Les rassemblements de Hongkong, qui se succèdent depuis le 9 juin, sont souvent constitués par des foules immenses qui s’assoient dans la rue. Et de nombreuses vidéos qui circulent sur Internet les montrent en train d’entonner le chant « Sing Hallelujah to the Lord » (en français, « Chante alléluia au Seigneur ») face aux forces de l’ordre.
Les raisons de ce choix surprenant seraient d’abord pragmatiques. Les réunions de prière, même spontanées, sont légales sur ce territoire indépendant du sud-est de la Chine, et ne sont pas comprises dans la définition des rassemblements que le gouvernement pourrait être tenté d’interdire. Alors que les forces de l’ordre ont commencé à sévir contre des manifestants scandant des slogans politiques, prétextant des « émeutes », elles laissent pour le moment tranquilles ceux qui ressemblent à de pieux chrétiens. Par ailleurs, les vidéos de ces manifestations sont devenues virales sur la toile et attirent une attention médiatique internationale embarrassante, et donc une pression supplémentaire sur le gouvernement, que celui-ci n’avait pas prévue.

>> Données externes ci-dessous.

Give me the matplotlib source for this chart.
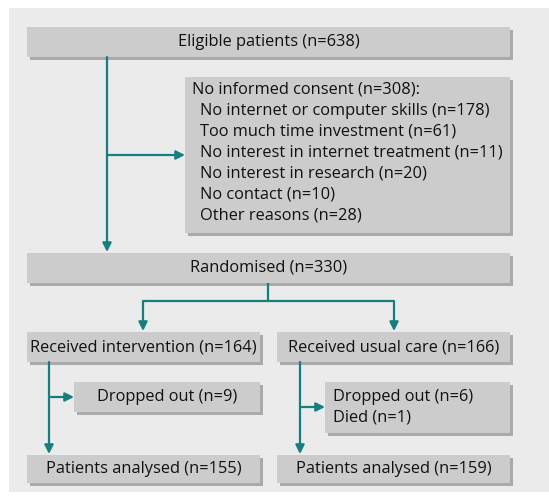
import matplotlib
matplotlib.use("Agg")
import matplotlib.pyplot as plt
from matplotlib.patches import Rectangle

# flowchart content
TOP_LABEL = "Eligible patients (n=638)"
EXCLUDED_HEAD = "No informed consent (n=308):"
EXCLUDED_REASONS = [
    "No internet or computer skills (n=178)",
    "Too much time investment (n=61)",
    "No interest in internet treatment (n=11)",
    "No interest in research (n=20)",
    "No contact (n=10)",
    "Other reasons (n=28)",
]
RANDOM_LABEL = "Randomised (n=330)"
ARM_LABELS = ["Received intervention (n=164)", "Received usual care (n=166)"]
LOSS_LABELS = [["Dropped out (n=9)"], ["Dropped out (n=6)", "Died (n=1)"]]
ANALYSED_LABELS = ["Patients analysed (n=155)", "Patients analysed (n=159)"]

W, H = 549, 496
PANEL = "#ebebeb"
BOX = "#cccccc"
SHADOW = "#aaaaaa"
TEAL = "#138080"
FONT = "Open Sans"
FS = 11.8
LINE_GAP = 20.9

fig = plt.figure(figsize=(W / 100, H / 100), dpi=100)
ax = fig.add_axes([0, 0, 1, 1])
ax.set_xlim(0, W)
ax.set_ylim(H, 0)
ax.axis("off")

ax.add_patch(Rectangle((9, 8), W - 9, 484, facecolor=PANEL, edgecolor="none"))


def box(x0, y0, x1, y1):
    ax.add_patch(Rectangle((x0 + 3, y0 + 3), x1 - x0, y1 - y0,
                           facecolor=SHADOW, edgecolor="none", zorder=1))
    ax.add_patch(Rectangle((x0, y0), x1 - x0, y1 - y0,
                           facecolor=BOX, edgecolor="none", zorder=2))


def label(x, y, s, ha="center"):
    ax.text(x, y, s, ha=ha, va="center", fontsize=FS, family=FONT,
            color="#111111", zorder=3)


def centred(x0, y0, x1, y1, s):
    box(x0, y0, x1, y1)
    label((x0 + x1) / 2, (y0 + y1) / 2, s)


def line(xs, ys):
    ax.plot(xs, ys, color=TEAL, lw=1.6, solid_capstyle="butt", zorder=4)


def arrow(x0, y0, x1, y1):
    ax.annotate("", xy=(x1, y1), xytext=(x0, y0),
                arrowprops=dict(arrowstyle="-|>", color=TEAL, lw=1.6,
                                mutation_scale=13, shrinkA=0, shrinkB=0),
                zorder=4)


# top
centred(27, 27, 510, 57, TOP_LABEL)

# exclusions
box(185, 77, 510, 233)
label(192, 90, EXCLUDED_HEAD, ha="left")
for i, r in enumerate(EXCLUDED_REASONS):
    label(200, 90 + LINE_GAP * (i + 1), r, ha="left")

arrow(107, 57, 107, 252)
arrow(107, 155, 185, 155)

# randomised
centred(27, 253, 510, 283, RANDOM_LABEL)
line([268, 268], [283, 301])
line([143, 394], [301, 301])
arrow(143, 301, 143, 331)
arrow(394, 301, 394, 331)

arms = [(27, 260), (277, 510)]
stems = [49, 300]
loss_boxes = [(74, 382, 260, 412), (325, 382, 510, 433)]
branch_y = [397, 407]

for k in range(2):
    x0, x1 = arms[k]
    centred(x0, 332, x1, 362, ARM_LABELS[k])
    arrow(stems[k], 362, stems[k], 454)
    bx0, by0, bx1, by1 = loss_boxes[k]
    arrow(stems[k], branch_y[k], bx0, branch_y[k])
    if len(LOSS_LABELS[k]) == 1:
        centred(bx0, by0, bx1, by1, LOSS_LABELS[k][0])
    else:
        box(bx0, by0, bx1, by1)
        for j, s in enumerate(LOSS_LABELS[k]):
            label(bx0 + 8, 397 + LINE_GAP * j, s, ha="left")
    centred(x0, 455, x1, 483, ANALYSED_LABELS[k])

fig.savefig("out.png", dpi=100)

Mais le choix d’un chant chrétien est aussi lié au fait que les Hongkongais identifient avec le christianisme des valeurs positives, comme la liberté d’expression. La revendication de fond des manifestants est de préserver l’État de droit et le statut semi-autonome de l’ancienne colonie britannique rétrocédée à la Chine populaire en 1997. Par ailleurs, beaucoup des manifestants sont tout simplement chrétiens (religion de 10 % de la population hongkongaise), et s’inquiètent particulièrement de tout rapprochement avec la Chine populaire, qui mène chez elle une véritable répression à l’égard de leurs coreligionnaires, dont le nombre est en très forte croissance. Ainsi, les Églises de Hongkong s’impliquent fortement dans le mouvement, notamment le diocèse catholique local. Son évêque émérite, le cardinal Joseph Zen, connu pour ses positions contre le régime de Pékin, a appelé tous les Hongkongais à rejoindre le mouvement. Plusieurs Églises évangéliques ont fait de même. Le pasteur baptiste Chu Yiu-ming, qui avait déjà participé à un mouvement pour le droit de vote en 2017, fait partie des leaders religieux connus qui manifestent quotidiennement.
Quant à l’hymne utilisé, il illustre aussi une forme de mondialisation du christianisme. À Hongkong, ce sont des groupes d’étudiants catholiques qui ont été les premiers à l’entonner. Or, « Sing Hallelujah to the Lord » – tube souvent repris dans les messes et les cultes à travers le monde, y compris en France – vient des États-Unis et a des origines protestantes. Chant de louange par excellence, prévu pour Pâques, il évoque, par sa mélodie sobre en mineur et un texte qui tient en une phrase, le style néo-classique et œcuménique à la Taizé. Il a en réalité été écrit en 1974 par une certaine Linda Stassen, qui faisait partie du mouvement hippie évangélique, les Jesus People. Inspirée par la liturgie des premiers chrétiens, elle aurait trouvé la mélodie un jour… sous la douche, a-t-elle expliqué.
D’abord très populaire dans les milieux évangéliques, le chant a été traduit dans d’autres langues dans les années 1980, période à laquelle il a aussi été repris par l’Église catholique. En France, on le retrouve d’abord, dès 1986, dans les cahiers de Jeunesse en Mission, une organisation missionnaire évangélique. Et côté catholique, la Communauté de l’Emmanuel est la première à l’intégrer dans ses carnets de chants, avant qu’il devienne un chant de messe très populaire. Drôle de destin, en somme, pour un cantique né en Californie dans une assemblée pentecôtiste de convertis zélés.